Had a reader not alerted me to Andrew Sullivan’s post excerpting my first post on Richard Grenell’s resignation, I might not have seen the link. In his post, Andrew quotes me generously and acknowledged the challenges gay conservatives face:
I’ve only ever been a gay conservative (never a Republican), and back in the 1990s, it was brutal living in the gay world and challenging liberal assumptions. I cannot imagine the social isolation of Grenell in Los Angeles today, doing what he did.
Yes, it is brutal living in the gay world and challenging liberal assumptions, but a lot less so today, in large part due to Andrew’s own pioneering iconoclasm and his courage in standing up in the 1990s and into the 2000s to the gay bullies, continuing to speak out even as they vilified him. We follow in his footsteps on the path he helped clear.
That said, Andrew goes to offer in trying to blame the whole mess on Republicans by the parting shot he offers at the end: “I mean: what do Republicans call a gay man with neoconservative passion, a committed relationship and personal courage?” The response he offers is not a pretty one.

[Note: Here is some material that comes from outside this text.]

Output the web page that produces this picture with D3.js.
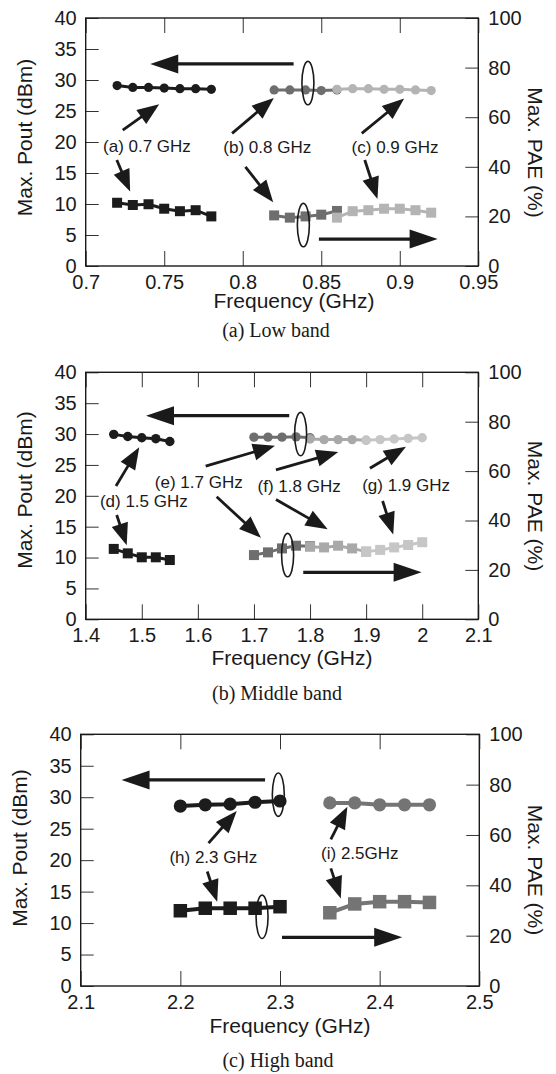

Given that the Romney campaign expressed regret at Grenell’s departure and given the evidence that top aides to the former Massachusetts governor asked Grenell to change his mind and remain on the campaign — even enlisting conservative leaders in that effort — it seems that Republicans didn’t smear this supremely qualified foreign policy spokesman as Andrew suggests. Quite to the contrary. In making such an effort to keep him on the campaign, they showed how much they valued his experience and particular skill-set.
Instead of smearing an entire political party, Andrew should instead direct his fire at the handful of social conservatives who raised a ruckus at the appointment. The Romney campaign may have handled this matter in a clumsy fashion, but they didn’t demonstrate any animus against a qualified individual because of his sexuality.
Andrew recalls the brutality of those who dared challenge the liberal orthodoxy. He should not become like them and define an entire political party by its most extreme elements.